TASK REQUIREMENTS.
Below is a listing; write it out exactly and drop any images from it.

DATA.
# # #

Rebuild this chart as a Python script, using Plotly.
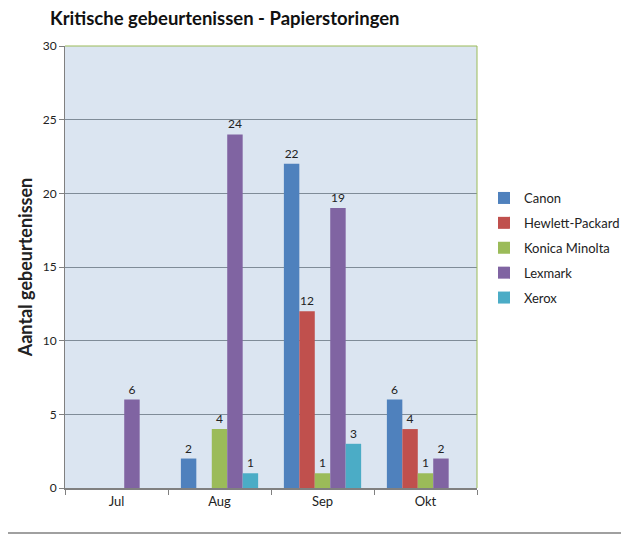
import plotly.graph_objects as go

months = ["Jul", "Aug", "Sep", "Okt"]
canon = [0, 2, 22, 6]
hp = [0, 0, 12, 4]
konica = [0, 4, 1, 1]
lexmark = [6, 24, 19, 2]
xerox = [0, 1, 3, 0]

series = [
    ("Canon", canon, "#4f81bd"),
    ("Hewlett-Packard", hp, "#c0504d"),
    ("Konica Minolta", konica, "#9bbb59"),
    ("Lexmark", lexmark, "#8064a2"),
    ("Xerox", xerox, "#4bacc6"),
]

FONT = "Lato"
# page has an 8px body offset; compensate in margins
L, T = 57, 38
PW, PH = 412, 442
fig = go.Figure()
for name, vals, col in series:
    fig.add_trace(go.Bar(
        name=name, x=months, y=vals, marker_color=col, marker_line_width=0,
        legendgroup=name,
        text=[str(v) if v else "" for v in vals], textposition="outside",
        textfont=dict(size=12, color="#222222", family=FONT), cliponaxis=False,
    ))

fig.update_layout(
    width=629, height=534,
    margin=dict(l=L, r=629 - L - PW, t=T, b=534 - T - PH, autoexpand=False),
    paper_bgcolor="white", plot_bgcolor="#dbe5f1",
    barmode="group", bargap=0.25, bargroupgap=0,
    font=dict(family=FONT, size=12, color="#222222"),
    title=dict(text="<b>Kritische gebeurtenissen - Papierstoringen</b>",
               x=42 / 629, xanchor="left", y=1 - 11 / 534, yanchor="middle",
               font=dict(size=18.5, family=FONT, color="#111111")),
    showlegend=True,
    legend=dict(x=(476 - L) / PW, xanchor="left", y=1 - (175 - T) / PH, yanchor="top",
                font=dict(size=13, family=FONT), tracegroupgap=5,
                itemwidth=30, bgcolor="rgba(0,0,0,0)"),
    xaxis=dict(showline=True, linecolor="#808080", linewidth=2,
               ticks="outside", tickson="boundaries", ticklen=5, tickcolor="#808080",
               tickfont=dict(size=13, family=FONT), mirror=False),
    yaxis=dict(range=[0, 30], dtick=5, showgrid=True, gridcolor="#7f8c98",
               gridwidth=1, showline=True, linecolor="#808080", linewidth=1,
               ticks="outside", ticklen=5, tickcolor="#808080", zeroline=False,
               tickfont=dict(size=12, family=FONT),
               title=dict(text="<b>Aantal gebeurtenissen</b>",
                          font=dict(size=18, family=FONT), standoff=5)),
    shapes=[
        dict(type="line", xref="paper", yref="paper", x0=0, x1=1, y0=1, y1=1,
             line=dict(color="#9bbb59", width=1)),
        dict(type="line", xref="paper", yref="paper", x0=1, x1=1, y0=0, y1=1,
             line=dict(color="#9bbb59", width=1)),
        dict(type="line", xref="paper", yref="paper", x0=-L / PW, x1=(629 - L) / PW,
             y0=-45 / PH, y1=-45 / PH, line=dict(color="#a0a0a0", width=2)),
    ],
)
fig.write_html("out.html")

# # #

RESPONSE TO THIS EXERCISE.
Rebuild this chart as a Python script, using Plotly.
import plotly.graph_objects as go

months = ["Jul", "Aug", "Sep", "Okt"]
canon = [0, 2, 22, 6]
hp = [0, 0, 12, 4]
konica = [0, 4, 1, 1]
lexmark = [6, 24, 19, 2]
xerox = [0, 1, 3, 0]

series = [
    ("Canon", canon, "#4f81bd"),
    ("Hewlett-Packard", hp, "#c0504d"),
    ("Konica Minolta", konica, "#9bbb59"),
    ("Lexmark", lexmark, "#8064a2"),
    ("Xerox", xerox, "#4bacc6"),
]

FONT = "Lato"
# page has an 8px body offset; compensate in margins
L, T = 57, 38
PW, PH = 412, 442
fig = go.Figure()
for name, vals, col in series:
    fig.add_trace(go.Bar(
        name=name, x=months, y=vals, marker_color=col, marker_line_width=0,
        legendgroup=name,
        text=[str(v) if v else "" for v in vals], textposition="outside",
        textfont=dict(size=12, color="#222222", family=FONT), cliponaxis=False,
    ))

fig.update_layout(
    width=629, height=534,
    margin=dict(l=L, r=629 - L - PW, t=T, b=534 - T - PH, autoexpand=False),
    paper_bgcolor="white", plot_bgcolor="#dbe5f1",
    barmode="group", bargap=0.25, bargroupgap=0,
    font=dict(family=FONT, size=12, color="#222222"),
    title=dict(text="<b>Kritische gebeurtenissen - Papierstoringen</b>",
               x=42 / 629, xanchor="left", y=1 - 11 / 534, yanchor="middle",
               font=dict(size=18.5, family=FONT, color="#111111")),
    showlegend=True,
    legend=dict(x=(476 - L) / PW, xanchor="left", y=1 - (175 - T) / PH, yanchor="top",
                font=dict(size=13, family=FONT), tracegroupgap=5,
                itemwidth=30, bgcolor="rgba(0,0,0,0)"),
    xaxis=dict(showline=True, linecolor="#808080", linewidth=2,
               ticks="outside", tickson="boundaries", ticklen=5, tickcolor="#808080",
               tickfont=dict(size=13, family=FONT), mirror=False),
    yaxis=dict(range=[0, 30], dtick=5, showgrid=True, gridcolor="#7f8c98",
               gridwidth=1, showline=True, linecolor="#808080", linewidth=1,
               ticks="outside", ticklen=5, tickcolor="#808080", zeroline=False,
               tickfont=dict(size=12, family=FONT),
               title=dict(text="<b>Aantal gebeurtenissen</b>",
                          font=dict(size=18, family=FONT), standoff=5)),
    shapes=[
        dict(type="line", xref="paper", yref="paper", x0=0, x1=1, y0=1, y1=1,
             line=dict(color="#9bbb59", width=1)),
        dict(type="line", xref="paper", yref="paper", x0=1, x1=1, y0=0, y1=1,
             line=dict(color="#9bbb59", width=1)),
        dict(type="line", xref="paper", yref="paper", x0=-L / PW, x1=(629 - L) / PW,
             y0=-45 / PH, y1=-45 / PH, line=dict(color="#a0a0a0", width=2)),
    ],
)
fig.write_html("out.html")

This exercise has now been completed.